You're unlikely to find a Maine Coon kitten in rescue but there are some older cats for adoption via the Maine Coon Breed Society and the Maine Coon Cat Club.


----------



## Laurac (Oct 1, 2011)

Will you neuter this one?


----------



## ella (Jan 1, 2009)

Blue Cross have on in rescue if you look online (you can search by breed)


----------



## monkeymummy32 (May 22, 2012)

ella said:


> Blue Cross have on in rescue if you look online (you can search by breed)

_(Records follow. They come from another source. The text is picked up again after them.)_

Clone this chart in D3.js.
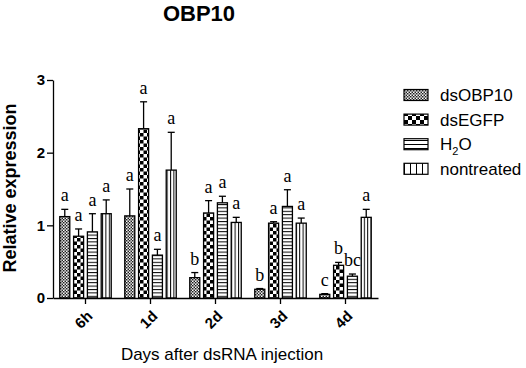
<!DOCTYPE html>
<html>
<head>
<meta charset="utf-8">
<script src="https://cdn.jsdelivr.net/npm/d3@7"></script>
<style>
  body { margin: 0; background: #fff; }
  text { font-family: Arial, "Liberation Sans", sans-serif; }
  text.sig { font-family: "Liberation Serif", "DejaVu Serif", serif; }
</style>
</head>
<body>
<svg id="chart" width="526" height="368"></svg>
<script>
// data
const groups = ["6h", "1d", "2d", "3d", "4d"];
const series = ["dsOBP10", "dsEGFP", "H2O", "nontreated"];
const dsOBP10 = [1.12, 1.13, 0.28, 0.12, 0.05];
const dsOBP10Err = [0.10, 0.37, 0.07, 0.01, 0.01];
const dsEGFP = [0.85, 2.33, 1.17, 1.03, 0.45];
const dsEGFPErr = [0.10, 0.37, 0.17, 0.02, 0.04];
const h2o = [0.91, 0.59, 1.31, 1.26, 0.30];
const h2oErr = [0.25, 0.08, 0.09, 0.23, 0.03];
const nontreated = [1.16, 1.76, 1.04, 1.03, 1.11];
const nontreatedErr = [0.19, 0.52, 0.07, 0.07, 0.11];
const letters = [
  ["a", "a", "b", "b", "c"],
  ["a", "a", "a", "a", "b"],
  ["a", "a", "a", "a", "bc"],
  ["a", "a", "a", "a", "a"],
];
const yTicks = [0, 1, 2, 3];

const seriesValues = [dsOBP10, dsEGFP, h2o, nontreated];
const seriesErrors = [dsOBP10Err, dsEGFPErr, h2oErr, nontreatedErr];

const svg = d3.select("svg#chart");
const defs = svg.append("defs");

// fill patterns
function makePatterns(suffix, sq, hGap, vGap) {
  const p1 = defs.append("pattern").attr("id", "p-obp" + suffix)
    .attr("patternUnits", "userSpaceOnUse").attr("width", 3).attr("height", 3);
  p1.append("rect").attr("width", 3).attr("height", 3).attr("fill", "#fff");
  p1.append("rect").attr("width", 1.5).attr("height", 1.5).attr("fill", "#222");
  p1.append("rect").attr("x", 1.5).attr("y", 1.5).attr("width", 1.5).attr("height", 1.5).attr("fill", "#222");
  p1.append("rect").attr("x", 1.5).attr("y", 0).attr("width", 1).attr("height", 1).attr("fill", "#888");

  const p2 = defs.append("pattern").attr("id", "p-egfp" + suffix)
    .attr("patternUnits", "userSpaceOnUse").attr("width", sq * 2).attr("height", sq * 2);
  p2.append("rect").attr("width", sq * 2).attr("height", sq * 2).attr("fill", "#fff");
  p2.append("rect").attr("width", sq).attr("height", sq).attr("fill", "#000");
  p2.append("rect").attr("x", sq).attr("y", sq).attr("width", sq).attr("height", sq).attr("fill", "#000");

  const p3 = defs.append("pattern").attr("id", "p-h2o" + suffix)
    .attr("patternUnits", "userSpaceOnUse").attr("width", 10).attr("height", hGap);
  p3.append("rect").attr("width", 10).attr("height", hGap).attr("fill", "#fff");
  p3.append("rect").attr("width", 10).attr("height", 1).attr("fill", "#000");

  const p4 = defs.append("pattern").attr("id", "p-non" + suffix)
    .attr("patternUnits", "userSpaceOnUse").attr("width", vGap).attr("height", 10);
  p4.append("rect").attr("width", vGap).attr("height", 10).attr("fill", "#fff");
  p4.append("rect").attr("width", 1).attr("height", 10).attr("fill", "#000");
}
makePatterns("", 3.5, 3.4, 3.4);
makePatterns("-leg", 4, 4, 6);
const patIds = ["p-obp", "p-egfp", "p-h2o", "p-non"];

const x0 = d3.scaleBand().domain(groups).range([53, 378]);
const x1 = d3.scaleBand().domain(series).range([0, x0.bandwidth()])
  .paddingInner(0.275).paddingOuter(0.49);
const y = d3.scaleLinear().domain([0, 3]).range([298, 80]);

// title
svg.append("text")
  .attr("x", 199).attr("y", 21)
  .attr("text-anchor", "middle")
  .attr("font-size", 22).attr("font-weight", "bold")
  .text("OBP10");

// bars
const bars = [];
series.forEach((s, si) => {
  groups.forEach((g, gi) => {
    bars.push({ s, si, g, v: seriesValues[si][gi], e: seriesErrors[si][gi], lab: letters[si][gi] });
  });
});
const cx = (d) => x0(d.g) + x1(d.s) + x1.bandwidth() / 2;

const barG = svg.append("g");
// error bars (behind the bars)
barG.selectAll("line.err").data(bars).join("line")
  .attr("class", "err")
  .attr("x1", cx).attr("x2", cx)
  .attr("y1", (d) => y(d.v))
  .attr("y2", (d) => y(d.v + d.e))
  .attr("stroke", "#000").attr("stroke-width", 1.3);
barG.selectAll("line.cap").data(bars).join("line")
  .attr("class", "cap")
  .attr("x1", (d) => cx(d) - 3.5)
  .attr("x2", (d) => cx(d) + 3.5)
  .attr("y1", (d) => y(d.v + d.e))
  .attr("y2", (d) => y(d.v + d.e))
  .attr("stroke", "#000").attr("stroke-width", 1.3);

barG.selectAll("rect.bar").data(bars).join("rect")
  .attr("class", "bar")
  .attr("x", (d) => x0(d.g) + x1(d.s))
  .attr("y", (d) => y(d.v))
  .attr("width", x1.bandwidth())
  .attr("height", (d) => y(0) - y(d.v))
  .attr("fill", (d) => `url(#${patIds[d.si]})`)
  .attr("stroke", "#000").attr("stroke-width", 1.3);

// significance letters
barG.selectAll("text.sig").data(bars).join("text")
  .attr("class", "sig")
  .attr("x", cx)
  .attr("y", (d) => y(d.v + d.e) - 8)
  .attr("text-anchor", "middle")
  .attr("font-size", 18)
  .text((d) => d.lab);

// y axis
const yAxis = svg.append("g")
  .attr("transform", "translate(53,0)")
  .call(d3.axisLeft(y).tickValues(yTicks).tickFormat(d3.format("d")).tickSize(6).tickSizeOuter(0));
yAxis.select(".domain").attr("stroke-width", 1.3);
yAxis.selectAll(".tick line").attr("stroke-width", 1.3);
yAxis.selectAll(".tick text")
  .attr("font-size", 15).attr("font-weight", "bold")
  .attr("x", -8);

svg.append("text")
  .attr("transform", "translate(16,188) rotate(-90)")
  .attr("text-anchor", "middle")
  .attr("font-size", 18).attr("font-weight", "bold")
  .text("Relative expression");

// x axis
const xAxis = svg.append("g")
  .attr("transform", "translate(0,298)")
  .call(d3.axisBottom(x0).tickSize(6).tickSizeOuter(0));
xAxis.select(".domain").attr("stroke-width", 1.3);
xAxis.selectAll(".tick line").attr("stroke-width", 1.3);
xAxis.selectAll(".tick text")
  .attr("font-size", 15).attr("font-weight", "bold")
  .attr("text-anchor", "end")
  .attr("dy", null)
  .attr("transform", "translate(8,19) rotate(-45)")
  .attr("x", 0).attr("y", 0);

svg.append("text")
  .attr("x", 222).attr("y", 360)
  .attr("text-anchor", "middle")
  .attr("font-size", 17)
  .text("Days after dsRNA injection");

// legend
const legend = svg.append("g").attr("transform", "translate(404,0)");
series.forEach((s, i) => {
  const cy = 95 + i * 24.6;
  legend.append("rect")
    .attr("x", 0).attr("y", cy - 5.5)
    .attr("width", 24).attr("height", 11)
    .attr("fill", `url(#${patIds[i]}-leg)`)
    .attr("stroke", "#000").attr("stroke-width", 1.2);
  const t = legend.append("text")
    .attr("x", 36).attr("y", cy + 6)
    .attr("font-size", 17);
  if (s === "H2O") {
    t.append("tspan").text("H");
    t.append("tspan").attr("font-size", 11).attr("dy", 5).text("2");
    t.append("tspan").attr("dy", -5).text("O");
  } else {
    t.text(s);
  }
});
</script>
</body>
</html>
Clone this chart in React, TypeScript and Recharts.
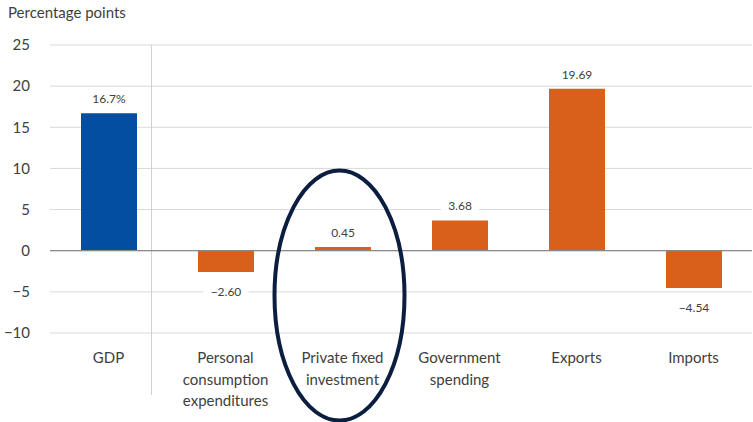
import React from 'react';
import { BarChart, Bar, XAxis, YAxis, CartesianGrid, ReferenceLine, ReferenceDot, LabelList, Cell } from 'recharts';

const categories = ['GDP', 'Personal consumption expenditures', 'Private fixed investment', 'Government spending', 'Exports', 'Imports'];
const categoryLines = [['GDP'], ['Personal', 'consumption', 'expenditures'], ['Private fixed', 'investment'], ['Government', 'spending'], ['Exports'], ['Imports']];
const values = [16.7, -2.6, 0.45, 3.68, 19.69, -4.54];
const yTicks = [-10, -5, 0, 5, 10, 15, 20, 25];
const highlightCategory = 'Private fixed investment';
const highlightY = -5.45;

const BLUE = '#034EA0';
const ORANGE = '#D8601A';
const TEXT = '#404040';
const FONT = 'Lato, "Open Sans", sans-serif';

const data = categories.map((c, i) => ({ name: c, value: values[i], idx: i }));

const CatTick = (props: any) => {
  const { x, y, payload } = props;
  const idx = categories.indexOf(payload.value);
  const lines = categoryLines[idx] || [payload.value];
  return (
    <text x={x} y={y} textAnchor="middle" fill={TEXT} fontSize={15} fontFamily={FONT}>
      {lines.map((l, i) => (
        <tspan key={i} x={x} dy={i === 0 ? 22 : 21.5}>{l}</tspan>
      ))}
    </text>
  );
};

const fmt = (v: number, i: number) => {
  if (i === 0) return v.toFixed(1) + '%';
  const s = Math.abs(v).toFixed(2);
  return v < 0 ? '\u2212' + s : s;
};

const ValueLabel = (props: any) => {
  const { x, y, width, height, value, index } = props;
  const top = Math.min(y, y + height);
  const bottom = Math.max(y, y + height);
  const cx = x + width / 2;
  const text = fmt(value, index);
  const ty = value >= 0 ? top - 10 : bottom + 24;
  const w = text.length * 7 + 10;
  return (
    <g>
      <rect x={cx - w / 2} y={ty - 12} width={w} height={16} fill="#fff" />
      <text x={cx} y={ty} textAnchor="middle" fill={TEXT} fontSize={12} fontFamily={FONT}>{text}</text>
    </g>
  );
};

const Ellipse = (props: any) => {
  const { cx, cy } = props;
  return <ellipse cx={cx - 3} cy={cy} rx={65} ry={125} fill="none" stroke="#0B1E3F" strokeWidth={4} />;
};

const Separator = (props: any) => {
  const { x1, y1, y2 } = props;
  const top = Math.min(y1, y2);
  const bottom = Math.max(y1, y2);
  const x = x1 - 15.5;
  return <line x1={x} y1={top} x2={x} y2={bottom + 62} stroke="#d0d0d0" strokeWidth={1} />;
};

export default function App() {
  return (
    <div style={{ position: 'absolute', left: 0, top: 0, width: 753, height: 422, background: '#fff' }}>
      <div style={{ position: 'absolute', left: 8, top: 3, fontFamily: FONT, fontSize: 15, color: TEXT }}>Percentage points</div>
      <BarChart width={753} height={422} data={data} margin={{ top: 45, right: 1, bottom: 0, left: 0 }} barSize={56}>
        <CartesianGrid vertical={false} stroke="#d9d9d9" />
        <XAxis dataKey="name" axisLine={false} tickLine={false} interval={0} height={89} tick={<CatTick />} />
        <YAxis domain={[-10, 25]} ticks={yTicks} width={50} axisLine={false} tickLine={false} tickSize={0} tickMargin={20}
          tick={{ fill: TEXT, fontSize: 15, fontFamily: FONT }}
          tickFormatter={(v: number) => (v < 0 ? '\u2212' + Math.abs(v) : String(v))} />
        <ReferenceLine x="GDP" position="end" shape={<Separator />} ifOverflow="visible" />
        <ReferenceLine y={0} stroke="#8a8a8a" strokeWidth={1.2} />
        <Bar dataKey="value" isAnimationActive={false}>
          {data.map((d, i) => (
            <Cell key={i} fill={i === 0 ? BLUE : ORANGE} />
          ))}
          <LabelList dataKey="value" content={<ValueLabel />} />
        </Bar>
        <ReferenceDot x={highlightCategory} y={highlightY} ifOverflow="visible" shape={<Ellipse />} />
      </BarChart>
    </div>
  );
}
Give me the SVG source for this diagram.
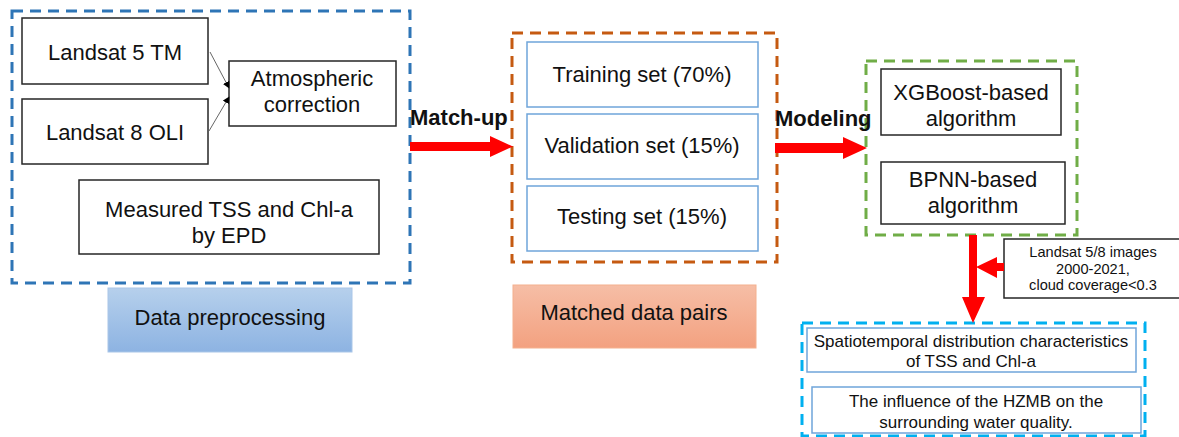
<svg xmlns="http://www.w3.org/2000/svg" width="1179" height="437" viewBox="0 0 1179 437">
  <defs>
    <style>
      text { font-family: "Liberation Sans", Arial, sans-serif; fill: #111; text-anchor: middle; }
      .t22 { font-size: 22px; }
      .t16 { font-size: 17px; }
      .t14 { font-size: 14.6px; }
      .bold { font-size: 22px; font-weight: bold; text-anchor: start; }
      .frame { fill: none; stroke-width: 3; stroke-dasharray: 11 7; }
      .box { fill: #fff; stroke: #262626; stroke-width: 1.5; }
      .lbox { fill: #fff; stroke: #6FA5DA; stroke-width: 1.5; }
      .thin { stroke: #666; stroke-width: 1; fill: none; }
      .big { fill: #FF0000; }
    </style>
    <linearGradient id="gBlue" x1="0" y1="0" x2="0" y2="1">
      <stop offset="0" stop-color="#B6D0EC"/>
      <stop offset="1" stop-color="#8DB3E2"/>
    </linearGradient>
    <linearGradient id="gOrange" x1="0" y1="0" x2="0" y2="1">
      <stop offset="0" stop-color="#F6BEA6"/>
      <stop offset="1" stop-color="#F3A180"/>
    </linearGradient>
    <marker id="ah" viewBox="0 0 10 10" refX="9" refY="5" markerWidth="7" markerHeight="7" orient="auto" markerUnits="userSpaceOnUse">
      <path d="M0,0 L10,5 L0,10 Z" fill="#000"/>
    </marker>
  </defs>

  <!-- Data preprocessing stage -->
  <g id="preprocessing">
    <rect class="frame" x="12" y="11" width="398" height="272" stroke="#2E75B6"/>
    <g id="landsat5">
      <rect class="box" x="22" y="18" width="186" height="66"/>
      <text class="t22" x="115" y="60">Landsat 5 TM</text>
    </g>
    <g id="landsat8">
      <rect class="box" x="22" y="99" width="186" height="65"/>
      <text class="t22" x="115" y="140">Landsat 8 OLI</text>
    </g>
    <g id="atmospheric">
      <rect class="box" x="229" y="61" width="167" height="65"/>
      <text class="t22" x="312" y="86">Atmospheric</text>
      <text class="t22" x="312" y="112">correction</text>
    </g>
    <g id="measured">
      <rect class="box" x="79" y="180" width="300" height="74"/>
      <text class="t22" x="229" y="217">Measured TSS and Chl-a</text>
      <text class="t22" x="229" y="243">by EPD</text>
    </g>
  </g>
  <g id="label-preprocessing">
    <rect x="108" y="288" width="244" height="64" fill="url(#gBlue)" stroke="#A9C6E8" stroke-width="1"/>
    <text class="t22" x="230" y="325">Data preprocessing</text>
  </g>

  <!-- Matched data pairs stage -->
  <g id="matched">
    <rect class="frame" x="512" y="33" width="265" height="229" stroke="#C55A11"/>
    <g id="training">
      <rect class="lbox" x="527" y="42" width="231" height="65"/>
      <text class="t22" x="642" y="82">Training set (70%)</text>
    </g>
    <g id="validation">
      <rect class="lbox" x="527" y="114" width="231" height="65"/>
      <text class="t22" x="642" y="153">Validation set (15%)</text>
    </g>
    <g id="testing">
      <rect class="lbox" x="527" y="186" width="231" height="65"/>
      <text class="t22" x="642" y="224">Testing set (15%)</text>
    </g>
  </g>
  <g id="label-matched">
    <rect x="513" y="285" width="243" height="63" fill="url(#gOrange)" stroke="#F4B08E" stroke-width="1"/>
    <text class="t22" x="634" y="320">Matched data pairs</text>
  </g>

  <!-- Modeling stage -->
  <g id="modeling">
    <rect class="frame" x="866" y="61" width="211" height="174" stroke="#70AD47"/>
    <g id="xgboost">
      <rect class="box" x="881" y="69" width="180" height="66"/>
      <text class="t22" x="971" y="100">XGBoost-based</text>
      <text class="t22" x="971" y="126">algorithm</text>
    </g>
    <g id="bpnn">
      <rect class="box" x="881" y="162" width="184" height="62"/>
      <text class="t22" x="973" y="187">BPNN-based</text>
      <text class="t22" x="973" y="213">algorithm</text>
    </g>
  </g>

  <!-- Image input -->
  <g id="images">
    <rect class="box" x="1004" y="239" width="180" height="59"/>
    <text class="t14" x="1093" y="257">Landsat 5/8 images</text>
    <text class="t14" x="1093" y="274">2000-2021,</text>
    <text class="t14" x="1093" y="290">cloud coverage&lt;0.3</text>
  </g>

  <!-- Application results -->
  <g id="results">
    <rect class="frame" x="802" y="323" width="343" height="113" stroke="#00B0F0"/>
    <g id="spatiotemporal">
      <rect class="lbox" x="807" y="328" width="329" height="44"/>
      <text class="t16" x="971" y="347">Spatiotemporal distribution characteristics</text>
      <text class="t16" x="971" y="367">of TSS and Chl-a</text>
    </g>
    <g id="influence">
      <rect class="lbox" x="812" y="387" width="329" height="46"/>
      <text class="t16" x="976" y="407">The influence of the HZMB on the</text>
      <text class="t16" x="976" y="428">surrounding water quality.</text>
    </g>
  </g>

  <!-- Connectors -->
  <g id="connectors">
    <line class="thin" x1="210" y1="52" x2="229" y2="88" marker-end="url(#ah)"/>
    <line class="thin" x1="209" y1="131" x2="229" y2="97" marker-end="url(#ah)"/>

    <text class="bold" x="410" y="125">Match-up</text>
    <path class="big" d="M410,142 L490,142 L490,136 L513,146.5 L490,157 L490,151 L410,151 Z"/>

    <text class="bold" x="775" y="126">Modeling</text>
    <path class="big" d="M775,143 L843,143 L843,137 L867,148 L843,159 L843,153 L775,153 Z"/>

    <path class="big" d="M969,235 L977,235 L977,297 L985,297 L973,323 L962,297 L969,297 Z"/>
    <path class="big" d="M1004,263 L997,263 L997,257 L976,267 L997,278 L997,271 L1004,271 Z"/>
  </g>
</svg>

Hmm, not sure that is a maine coon although hard to tell from that pic. It does say though that Zeus would be best rehomed to somewhere with no other cats or young children.


----------



## tigerboo (Jan 30, 2013)

Or an older cat whats allready been done


----------



## catcoonz (Aug 4, 2012)

From a rescue i think you will find all the adult cats are already neutered before leaving, but with kittens if they are not neutered they will go on a contract which will be legally binding.

From a breeder, im sure it will be the same but some breeders do ensure kittens are already neutered before the kittens leave aswell.

Dont you have a litter on the way between end feb march time, maybe best to find homes for these before making plans to adopt a rescue.


----------



## tigerboo (Jan 30, 2013)

Thank you cc


----------